• Task
Pull out the lines running from the one with "Emit a web page" to the one with "0.011, 0.027, 0.065];", inclusive, word for word. Drop any picture.

• Record extracts
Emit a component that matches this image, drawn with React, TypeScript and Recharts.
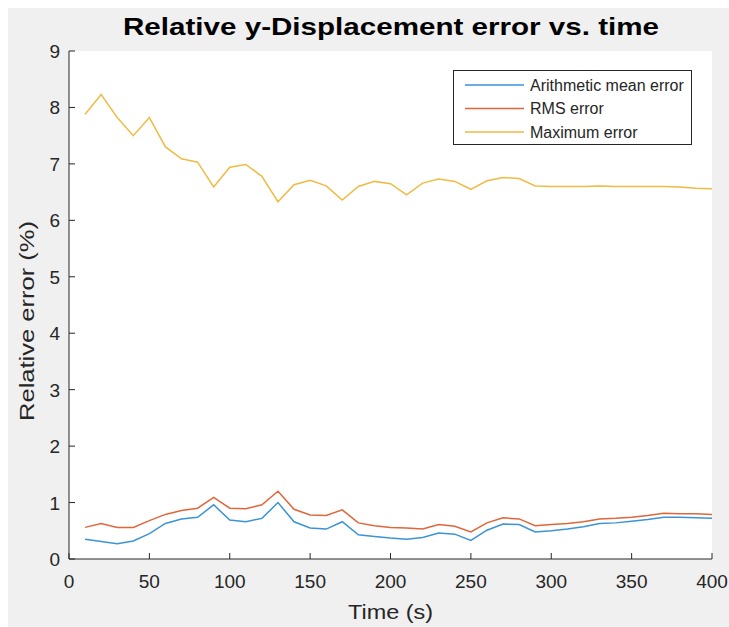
import React from 'react';
import { LineChart, Line, XAxis, YAxis, CartesianGrid, Legend } from 'recharts';

const timeS = [10, 20, 30, 40, 50, 60, 70, 80, 90, 100, 110, 120, 130, 140, 150, 160, 170, 180, 190, 200, 210, 220, 230, 240, 250, 260, 270, 280, 290, 300, 310, 320, 330, 340, 350, 360, 370, 380, 390, 400];
const meanErr = [0.35, 0.31, 0.27, 0.32, 0.45, 0.63, 0.71, 0.74, 0.96, 0.69, 0.66, 0.72, 1.0, 0.66, 0.55, 0.53, 0.66, 0.43, 0.4, 0.37, 0.35, 0.38, 0.46, 0.44, 0.33, 0.51, 0.62, 0.61, 0.48, 0.5, 0.53, 0.57, 0.63, 0.64, 0.67, 0.7, 0.74, 0.74, 0.73, 0.72];
const rmsErr = [0.56, 0.63, 0.56, 0.56, 0.68, 0.79, 0.86, 0.9, 1.09, 0.9, 0.89, 0.96, 1.2, 0.88, 0.78, 0.77, 0.87, 0.64, 0.59, 0.56, 0.55, 0.53, 0.61, 0.58, 0.48, 0.64, 0.73, 0.71, 0.59, 0.61, 0.63, 0.66, 0.71, 0.72, 0.74, 0.77, 0.81, 0.8, 0.8, 0.79];
const maxErr = [7.88, 8.23, 7.82, 7.5, 7.82, 7.3, 7.09, 7.03, 6.59, 6.94, 6.99, 6.78, 6.33, 6.63, 6.71, 6.61, 6.36, 6.6, 6.69, 6.65, 6.45, 6.66, 6.73, 6.69, 6.55, 6.7, 6.76, 6.74, 6.61, 6.6, 6.6, 6.6, 6.61, 6.6, 6.6, 6.6, 6.6, 6.59, 6.57, 6.56];

const xTicks = [0, 50, 100, 150, 200, 250, 300, 350, 400];
const yTicks = [0, 1, 2, 3, 4, 5, 6, 7, 8, 9];
const seriesNames = ['Arithmetic mean error', 'RMS error', 'Maximum error'];
const seriesKeys = ['mean', 'rms', 'max'];
const seriesColors = ['#3b93d8', '#e0663a', '#efbb43'];
const titleText = 'Relative y-Displacement error vs. time';
const xLabelText = 'Time (s)';
const yLabelText = 'Relative error (%)';

const data = timeS.map((t, i) => ({ t, mean: meanErr[i], rms: rmsErr[i], max: maxErr[i] }));

const FONT = '"Liberation Sans", Arial, Helvetica, sans-serif';
const AX = '#262626';
const TICK = 6;
const W = 721;
const H = 619;

function BottomTick(props: any) {
  const { x, y, payload } = props;
  return (
    <g>
      <line x1={x} y1={y} x2={x} y2={y - TICK} stroke={AX} strokeWidth={1} />
      <text x={x} y={y + 29} textAnchor="middle" fontSize={19} fontFamily={FONT} fill={AX}>
        {payload.value}
      </text>
    </g>
  );
}

function TopTick(props: any) {
  const { x, y } = props;
  return <line x1={x} y1={y} x2={x} y2={y + TICK} stroke={AX} strokeWidth={1} />;
}

function LeftTick(props: any) {
  const { x, y, payload } = props;
  return (
    <g>
      <line x1={x} y1={y} x2={x + TICK} y2={y} stroke={AX} strokeWidth={1} />
      <text x={x - 9} y={y + 7} textAnchor="end" fontSize={19} fontFamily={FONT} fill={AX}>
        {payload.value}
      </text>
    </g>
  );
}

function RightTick(props: any) {
  const { x, y } = props;
  return <line x1={x} y1={y} x2={x - TICK} y2={y} stroke={AX} strokeWidth={1} />;
}

function LegendBox() {
  const rowY = [15, 38.5, 62];
  return (
    <div style={{ width: 239, height: 75, boxSizing: 'border-box', border: `1px solid ${AX}`, background: '#fff' }}>
      <svg width={237} height={73} style={{ display: 'block' }}>
        {seriesNames.map((n, i) => (
          <g key={n}>
            <line x1={11} x2={70} y1={rowY[i] - 1} y2={rowY[i] - 1} stroke={seriesColors[i]} strokeWidth={1.5} />
            <text x={76} y={rowY[i] + 4.7} fontSize={16} fontFamily={FONT} fill={AX}>
              {n}
            </text>
          </g>
        ))}
      </svg>
    </div>
  );
}

export default function App() {
  return (
    <div style={{ position: 'fixed', left: 0, top: 0, width: 729, height: 627, overflow: 'hidden', background: '#ffffff' }}>
      <div style={{ position: 'absolute', left: 8, top: 8, width: W, height: H, background: '#f0f0f0' }}>
        <LineChart width={W} height={H} data={data} margin={{ top: 43, right: 17, bottom: 0, left: 0 }}>
          <CartesianGrid horizontal={false} vertical={false} fill="#ffffff" fillOpacity={1} stroke="none" />
          <XAxis
            dataKey="t"
            type="number"
            domain={[0, 400]}
            ticks={xTicks}
            interval={0}
            height={68}
            tickSize={0}
            tickMargin={0}
            tickLine={false}
            axisLine={{ stroke: AX, strokeWidth: 1 }}
            tick={<BottomTick />}
            allowDataOverflow
          />
          <XAxis
            xAxisId="top"
            orientation="top"
            dataKey="t"
            type="number"
            domain={[0, 400]}
            ticks={xTicks}
            interval={0}
            height={0}
            tickSize={0}
            tickMargin={0}
            tickLine={false}
            axisLine={{ stroke: AX, strokeWidth: 1 }}
            tick={<TopTick />}
            allowDataOverflow
          />
          <YAxis
            type="number"
            domain={[0, 9]}
            ticks={yTicks}
            interval={0}
            width={61}
            tickSize={0}
            tickMargin={0}
            tickLine={false}
            axisLine={{ stroke: AX, strokeWidth: 1 }}
            tick={<LeftTick />}
            allowDataOverflow
          />
          <YAxis
            yAxisId="right"
            orientation="right"
            type="number"
            domain={[0, 9]}
            ticks={yTicks}
            interval={0}
            width={0}
            tickSize={0}
            tickMargin={0}
            tickLine={false}
            axisLine={{ stroke: AX, strokeWidth: 1 }}
            tick={<RightTick />}
            allowDataOverflow
          />
          <Legend
            verticalAlign="middle"
            align="center"
            layout="horizontal"
            content={<LegendBox />}
            wrapperStyle={{ position: 'absolute', left: 445, top: 62, width: 239, height: 75 }}
          />
          {seriesKeys.map((k, i) => (
            <Line
              key={k}
              type="linear"
              dataKey={k}
              name={seriesNames[i]}
              stroke={seriesColors[i]}
              strokeWidth={1.5}
              dot={false}
              activeDot={false}
              isAnimationActive={false}
            />
          ))}
        </LineChart>
        <svg width={W} height={H} style={{ position: 'absolute', left: 0, top: 0, pointerEvents: 'none', overflow: 'visible' }}>
          <text x={383} y={27} textAnchor="middle" fontSize={24} fontWeight="bold" fontFamily={FONT} fill="#000" textLength={536} lengthAdjust="spacingAndGlyphs">
            {titleText}
          </text>
          <text x={382.5} y={611} textAnchor="middle" fontSize={21} fontFamily={FONT} fill={AX} textLength={85} lengthAdjust="spacingAndGlyphs">
            {xLabelText}
          </text>
          <text x={0} y={0} transform="translate(25.5 313) rotate(-90)" textAnchor="middle" fontSize={21} fontFamily={FONT} fill={AX} textLength={200} lengthAdjust="spacingAndGlyphs">
            {yLabelText}
          </text>
        </svg>
      </div>
    </div>
  );
}
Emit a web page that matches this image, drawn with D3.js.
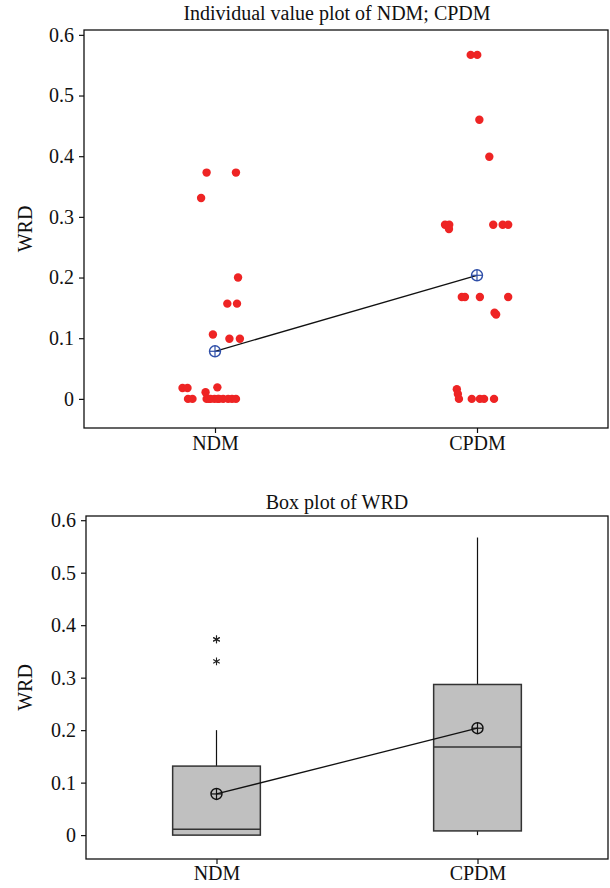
<!DOCTYPE html>
<html>
<head>
<meta charset="utf-8">
<script src="https://cdn.jsdelivr.net/npm/d3@7"></script>
<style>
  body { margin: 0; background: #fff; }
  text { font-family: "Liberation Serif", "DejaVu Serif", serif; fill: #111; }
</style>
</head>
<body>
<svg id="chart"></svg>
<script>
// groups on the x axis
const groups = ["NDM", "CPDM"];

// WRD values, with the small sideways jitter of each dot
const ndmValues = [0.373, 0.373, 0.331, 0.200, 0.157, 0.157, 0.106, 0.099, 0.099,
    0.018, 0.018, 0.019, 0.011, 0, 0, 0, 0, 0, 0, 0, 0, 0, 0, 0, 0];
const ndmJitter = [-0.032, 0.080, -0.053, 0.088, 0.047, 0.084, -0.008, 0.055, 0.095,
    -0.124, -0.105, 0.009, -0.036, -0.103, -0.086, -0.032, -0.017, -0.002, 0.015,
    0.031, 0.050, 0.065, 0.080, -0.023, 0.011];

const cpdmValues = [0.567, 0.567, 0.460, 0.399, 0.287, 0.287, 0.280, 0.287, 0.287, 0.287,
    0.168, 0.168, 0.168, 0.168, 0.142, 0.139, 0.016, 0.008, 0, 0, 0, 0, 0];
const cpdmJitter = [-0.024, 0.001, 0.009, 0.047, -0.122, -0.106, -0.107, 0.062, 0.098, 0.119,
    -0.058, -0.046, 0.011, 0.119, 0.067, 0.073, -0.077, -0.073, -0.069, -0.020,
    0.011, 0.027, 0.065];

const yTicks = [0, 0.1, 0.2, 0.3, 0.4, 0.5, 0.6];
const yTickLabels = ["0", "0.1", "0.2", "0.3", "0.4", "0.5", "0.6"];

const W = 610, H = 888;
const svg = d3.select("#chart").attr("width", W).attr("height", H);

const series = [
    { name: groups[0], pos: 1, values: ndmValues, jitter: ndmJitter },
    { name: groups[1], pos: 2, values: cpdmValues, jitter: cpdmJitter }
];
series.forEach(s => s.mean = d3.mean(s.values));

// quartiles the way Minitab does them: position p*(n+1)
function quart(sorted, p) {
    const n = sorted.length;
    const pos = p * (n + 1);
    const lo = Math.floor(pos), frac = pos - lo;
    if (lo < 1) return sorted[0];
    if (lo >= n) return sorted[n - 1];
    return sorted[lo - 1] + frac * (sorted[lo] - sorted[lo - 1]);
}
series.forEach(s => {
    const v = s.values.slice().sort(d3.ascending);
    s.q1 = quart(v, 0.25);
    s.med = quart(v, 0.5);
    s.q3 = quart(v, 0.75);
    const iqr = s.q3 - s.q1;
    const hiFence = s.q3 + 1.5 * iqr, loFence = s.q1 - 1.5 * iqr;
    s.whiskHi = d3.max(v.filter(d => d <= hiFence));
    s.whiskLo = d3.min(v.filter(d => d >= loFence));
    s.outliers = v.filter(d => d > hiFence || d < loFence);
});

function frame(g, x, y, title, titleY, labelPad) {
    const [x0, x1] = x.range();
    const [y0, y1] = y.range();

    g.append("rect")
        .attr("x", x0).attr("y", y1)
        .attr("width", x1 - x0).attr("height", y0 - y1)
        .attr("fill", "none").attr("stroke", "#111").attr("stroke-width", 1.3);

    // y axis
    const yAxis = g.append("g")
        .attr("transform", `translate(${x0},0)`)
        .call(d3.axisLeft(y).tickValues(yTicks).tickFormat((d, i) => yTickLabels[i]).tickSize(5).tickPadding(5));
    yAxis.select(".domain").remove();
    yAxis.selectAll("line").attr("stroke", "#111").attr("stroke-width", 1.2);
    yAxis.selectAll("text").attr("font-size", 20).attr("fill", "#111")
        .style("font-family", '"Liberation Serif", serif');

    // x axis
    const xAxis = g.append("g")
        .attr("transform", `translate(0,${y0})`)
        .call(d3.axisBottom(x).tickValues(series.map(s => s.pos)).tickFormat((d, i) => groups[i]).tickSize(5).tickPadding(labelPad));
    xAxis.select(".domain").remove();
    xAxis.selectAll("line").attr("stroke", "#111").attr("stroke-width", 1.2);
    xAxis.selectAll("text").attr("font-size", 20).attr("fill", "#111")
        .style("font-family", '"Liberation Serif", serif');

    g.append("text")
        .attr("x", 337).attr("y", titleY)
        .attr("text-anchor", "middle").attr("font-size", 20)
        .text(title);

    g.append("text")
        .attr("transform", `translate(32,${(y0 + y1) / 2}) rotate(-90)`)
        .attr("text-anchor", "middle").attr("font-size", 20)
        .text("WRD");
}

function meanMark(g, x, y, color) {
    const m = g.append("g");
    const r = 5.5;
    m.selectAll("circle").data(series).enter().append("circle")
        .attr("cx", d => x(d.pos)).attr("cy", d => y(d.mean)).attr("r", r)
        .attr("fill", "none").attr("stroke", color).attr("stroke-width", 1.4);
    m.selectAll("line.h").data(series).enter().append("line")
        .attr("x1", d => x(d.pos) - r).attr("x2", d => x(d.pos) + r)
        .attr("y1", d => y(d.mean)).attr("y2", d => y(d.mean))
        .attr("stroke", color).attr("stroke-width", 1.2);
    m.selectAll("line.v").data(series).enter().append("line")
        .attr("x1", d => x(d.pos)).attr("x2", d => x(d.pos))
        .attr("y1", d => y(d.mean) - r).attr("y2", d => y(d.mean) + r)
        .attr("stroke", color).attr("stroke-width", 1.2);
}

// ---------- top: individual value plot ----------
const xTop = d3.scaleLinear().domain([0.5, 2.5]).range([84, 608]);
const yTop = d3.scaleLinear().domain([-0.048, 0.608]).range([428, 30]);
const gTop = svg.append("g");

const dots = series.flatMap(s => s.values.map((v, i) => ({ pos: s.pos + s.jitter[i], v })));
gTop.append("g").selectAll("circle")
    .data(dots).enter().append("circle")
    .attr("cx", d => xTop(d.pos)).attr("cy", d => yTop(d.v)).attr("r", 4.2)
    .attr("fill", "#ee2424");

gTop.append("path")
    .datum(series)
    .attr("d", d3.line().x(d => xTop(d.pos)).y(d => yTop(d.mean)))
    .attr("fill", "none").attr("stroke", "#111").attr("stroke-width", 1.3);
meanMark(gTop, xTop, yTop, "#2f4fa8");
frame(gTop, xTop, yTop, "Individual value plot of NDM; CPDM", 20, 3);

// ---------- bottom: box plot ----------
const xBot = d3.scaleLinear().domain([0.5, 2.5]).range([86, 608]);
const yBot = d3.scaleLinear().domain([-0.0455, 0.608]).range([859, 516]);
const gBot = svg.append("g");
const boxW = 0.336;

const bx = gBot.append("g").selectAll("g").data(series).enter().append("g");
bx.append("line")
    .attr("x1", d => xBot(d.pos)).attr("x2", d => xBot(d.pos))
    .attr("y1", d => yBot(d.q3)).attr("y2", d => yBot(d.whiskHi))
    .attr("stroke", "#111").attr("stroke-width", 1.2);
bx.append("line")
    .attr("x1", d => xBot(d.pos)).attr("x2", d => xBot(d.pos))
    .attr("y1", d => yBot(d.q1)).attr("y2", d => yBot(d.whiskLo))
    .attr("stroke", "#111").attr("stroke-width", 1.2);
bx.append("rect")
    .attr("x", d => xBot(d.pos - boxW / 2))
    .attr("width", d => xBot(d.pos + boxW / 2) - xBot(d.pos - boxW / 2))
    .attr("y", d => yBot(d.q3))
    .attr("height", d => yBot(d.q1) - yBot(d.q3))
    .attr("fill", "#c0c0c0").attr("stroke", "#333").attr("stroke-width", 1.5);
bx.append("line")
    .attr("x1", d => xBot(d.pos - boxW / 2)).attr("x2", d => xBot(d.pos + boxW / 2))
    .attr("y1", d => yBot(d.med)).attr("y2", d => yBot(d.med))
    .attr("stroke", "#333").attr("stroke-width", 1.5);

const outl = series.flatMap(s => s.outliers.map(v => ({ pos: s.pos, v })));
const star = d3.symbolAsterisk ? d3.symbol().type(d3.symbolAsterisk).size(40) : null;
if (star) {
    gBot.append("g").selectAll("path").data(outl).enter().append("path")
        .attr("transform", d => `translate(${xBot(d.pos)},${yBot(d.v)})`)
        .attr("d", star).attr("fill", "none").attr("stroke", "#222").attr("stroke-width", 1.1);
} else {
    gBot.append("g").selectAll("text").data(outl).enter().append("text")
        .attr("x", d => xBot(d.pos)).attr("y", d => yBot(d.v) + 7)
        .attr("text-anchor", "middle").attr("font-size", 18).text("*");
}

gBot.append("path")
    .datum(series)
    .attr("d", d3.line().x(d => xBot(d.pos)).y(d => yBot(d.mean)))
    .attr("fill", "none").attr("stroke", "#111").attr("stroke-width", 1.3);
meanMark(gBot, xBot, yBot, "#111");
frame(gBot, xBot, yBot, "Box plot of WRD", 509, 2);
</script>
</body>
</html>
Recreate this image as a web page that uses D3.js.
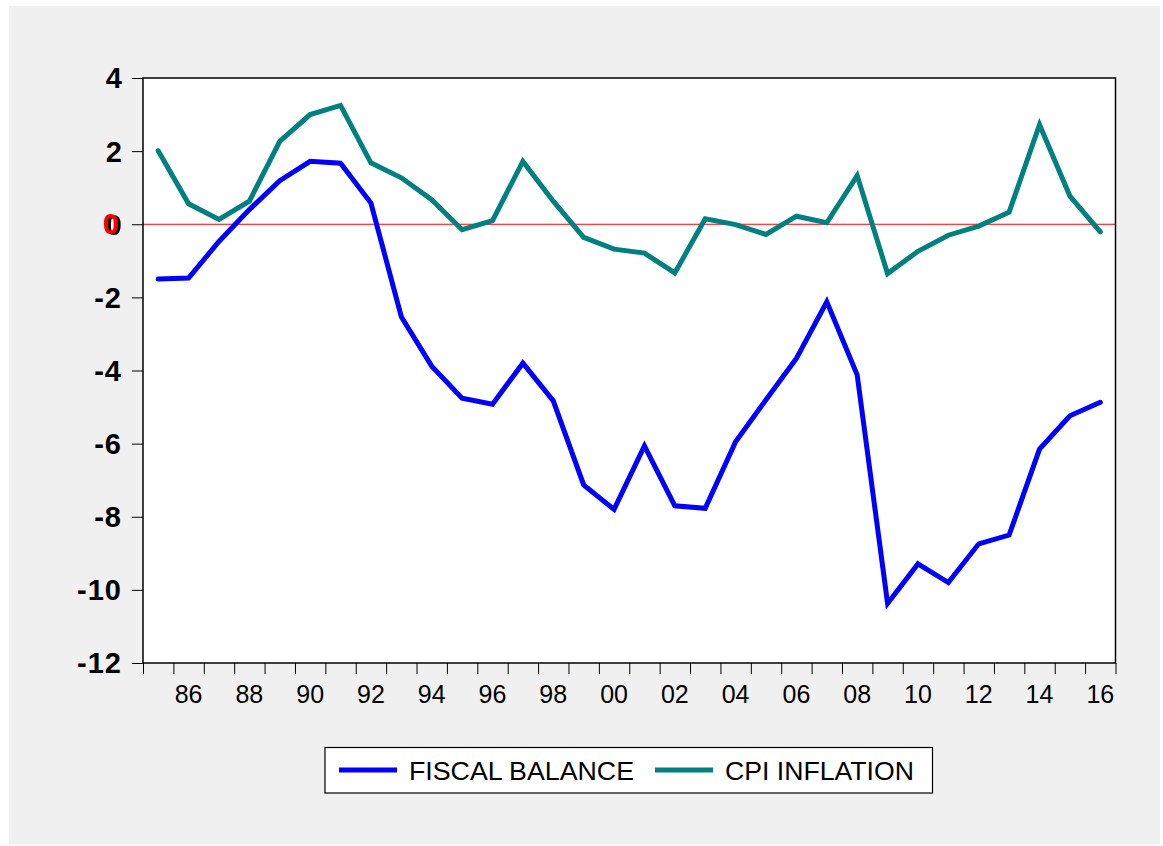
<!DOCTYPE html>
<html>
<head>
<meta charset="utf-8">
<script src="https://cdn.jsdelivr.net/npm/d3@7/dist/d3.min.js"></script>
<style>
  html, body { margin: 0; padding: 0; background: #ffffff; }
  svg { display: block; }
</style>
</head>
<body>
<svg id="chart" width="1163" height="846"></svg>
<script>
// ---- data ----
const years = d3.range(1985, 2017);
const fiscalBalance = [-1.50, -1.47, -0.47, 0.40, 1.19, 1.72, 1.67, 0.58, -2.53, -3.88,
  -4.76, -4.92, -3.80, -4.83, -7.13, -7.80, -6.06, -7.70, -7.77, -5.95,
  -4.80, -3.67, -2.12, -4.12, -10.37, -9.29, -9.80, -8.74, -8.50, -6.15,
  -5.24, -4.87];
const cpiInflation = [2.01, 0.56, 0.13, 0.63, 2.27, 3.00, 3.25, 1.68, 1.27, 0.67,
  -0.15, 0.10, 1.72, 0.63, -0.36, -0.68, -0.79, -1.33, 0.15, -0.01,
  -0.28, 0.22, 0.04, 1.33, -1.35, -0.74, -0.30, -0.05, 0.33, 2.72,
  0.77, -0.21];
const yTicks = [4, 2, 0, -2, -4, -6, -8, -10, -12];
const xLabelYears = [1986, 1988, 1990, 1992, 1994, 1996, 1998, 2000, 2002, 2004, 2006, 2008, 2010, 2012, 2014, 2016];
const seriesNames = ["FISCAL BALANCE", "CPI INFLATION"];
const seriesColors = ["#0000ff", "#008080"];

// ---- layout ----
const svg = d3.select("#chart");
const L = 143, R = 1115.5, T = 78, B = 663;

const defs = svg.append("defs");
const f = defs.append("filter").attr("id", "zshadow").attr("x", "-20%").attr("y", "-20%")
  .attr("width", "160%").attr("height", "160%");
f.append("feOffset").attr("in", "SourceAlpha").attr("dx", 3).attr("dy", 1).attr("result", "off");
f.append("feFlood").attr("flood-color", "#000").attr("result", "blk");
f.append("feComposite").attr("in", "blk").attr("in2", "off").attr("operator", "in").attr("result", "sh");
const fm = f.append("feMerge");
fm.append("feMergeNode").attr("in", "sh");
fm.append("feMergeNode").attr("in", "SourceGraphic");

svg.append("rect").attr("x", 9).attr("y", 6).attr("width", 1151).attr("height", 838)
  .attr("fill", "#f0f0f0");

svg.append("rect").attr("x", L).attr("y", T).attr("width", R - L).attr("height", B - T)
  .attr("fill", "#ffffff");

// each year occupies one interval between ticks
const x = d3.scaleLinear().domain([1985, 2017]).range([L, R]);
const xc = yr => x(yr + 0.5);
const y = d3.scaleLinear().domain([-12, 4]).range([B, T]);

// zero line
svg.append("line").attr("x1", L).attr("x2", R).attr("y1", y(0)).attr("y2", y(0))
  .attr("stroke", "#ff0000").attr("stroke-width", 1);

// y axis
const yAxis = d3.axisLeft(y).tickValues(yTicks).tickSize(11).tickFormat(d => "");
const gy = svg.append("g").attr("transform", `translate(${L},0)`).call(yAxis);
gy.select(".domain").remove();
gy.selectAll(".tick line").attr("stroke", "#000").attr("stroke-width", 1);

const ylab = svg.append("g");
yTicks.forEach(v => {
  const t = ylab.append("text").attr("y", y(v)).attr("dy", "0.36em")
    .attr("text-anchor", "end").attr("font-family", "Liberation Sans, Arial, sans-serif")
    .attr("font-weight", "bold").attr("font-size", 29);
  if (v === 0) {
    t.attr("x", 119).attr("y", y(v) - 1).attr("fill", "#ff0000")
      .attr("filter", "url(#zshadow)").text(v);
  } else {
    t.attr("x", 122).attr("fill", "#000").attr("letter-spacing", v < 0 ? 1 : 0)
      .text(v < 0 ? "-" + Math.abs(v) : v);
  }
});

// x axis ticks at every year boundary
const xAxis = d3.axisBottom(x).tickValues(d3.range(1985, 2018)).tickSize(11).tickFormat(() => "");
const gx = svg.append("g").attr("transform", `translate(0,${B})`).call(xAxis);
gx.select(".domain").remove();
gx.selectAll(".tick line").attr("stroke", "#000").attr("stroke-width", 1);

svg.append("g").selectAll("text").data(xLabelYears).join("text")
  .attr("x", d => xc(d)).attr("y", 703)
  .attr("text-anchor", "middle")
  .attr("font-family", "Liberation Sans, Arial, sans-serif")
  .attr("font-size", 25).attr("fill", "#000")
  .text(d => String(d % 100).padStart(2, "0"));

// lines
const line = d3.line().x((d, i) => xc(years[i])).y(d => y(d));
[fiscalBalance, cpiInflation].forEach((s, k) => {
  svg.append("path").datum(s).attr("d", line)
    .attr("fill", "none").attr("stroke", seriesColors[k])
    .attr("stroke-width", 5).attr("stroke-linejoin", "miter").attr("stroke-linecap", "round");
});

// frame
svg.append("rect").attr("x", L).attr("y", T).attr("width", R - L).attr("height", B - T)
  .attr("fill", "none").attr("stroke", "#000").attr("stroke-width", 1.5);

// legend
const lg = svg.append("g");
lg.append("rect").attr("x", 325).attr("y", 747.5).attr("width", 607.5).attr("height", 45.5)
  .attr("fill", "#ffffff").attr("stroke", "#000").attr("stroke-width", 1.2);
const legendItems = [
  { name: seriesNames[0], color: seriesColors[0], x1: 339, x2: 397, tx: 409, w: 225 },
  { name: seriesNames[1], color: seriesColors[1], x1: 655, x2: 713, tx: 725, w: 189 }
];
legendItems.forEach(it => {
  lg.append("line").attr("x1", it.x1).attr("x2", it.x2).attr("y1", 770).attr("y2", 770)
    .attr("stroke", it.color).attr("stroke-width", 5);
  lg.append("text").attr("x", it.tx).attr("y", 780)
    .attr("font-family", "Liberation Sans, Arial, sans-serif")
    .attr("font-size", 26).attr("fill", "#000")
    .attr("textLength", it.w).attr("lengthAdjust", "spacingAndGlyphs")
    .text(it.name);
});
</script>
</body>
</html>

• Result of the exercise
Emit a web page that matches this image, drawn with D3.js.
<!DOCTYPE html>
<html>
<head>
<meta charset="utf-8">
<script src="https://cdn.jsdelivr.net/npm/d3@7"></script>
<style>
  body { margin: 0; background: #fff; }
  text { font-family: "Liberation Serif", "DejaVu Serif", serif; fill: #111; }
</style>
</head>
<body>
<svg id="chart"></svg>
<script>
// groups on the x axis
const groups = ["NDM", "CPDM"];

// WRD values, with the small sideways jitter of each dot
const ndmValues = [0.373, 0.373, 0.331, 0.200, 0.157, 0.157, 0.106, 0.099, 0.099,
    0.018, 0.018, 0.019, 0.011, 0, 0, 0, 0, 0, 0, 0, 0, 0, 0, 0, 0];
const ndmJitter = [-0.032, 0.080, -0.053, 0.088, 0.047, 0.084, -0.008, 0.055, 0.095,
    -0.124, -0.105, 0.009, -0.036, -0.103, -0.086, -0.032, -0.017, -0.002, 0.015,
    0.031, 0.050, 0.065, 0.080, -0.023, 0.011];

const cpdmValues = [0.567, 0.567, 0.460, 0.399, 0.287, 0.287, 0.280, 0.287, 0.287, 0.287,
    0.168, 0.168, 0.168, 0.168, 0.142, 0.139, 0.016, 0.008, 0, 0, 0, 0, 0];
const cpdmJitter = [-0.024, 0.001, 0.009, 0.047, -0.122, -0.106, -0.107, 0.062, 0.098, 0.119,
    -0.058, -0.046, 0.011, 0.119, 0.067, 0.073, -0.077, -0.073, -0.069, -0.020,
    0.011, 0.027, 0.065];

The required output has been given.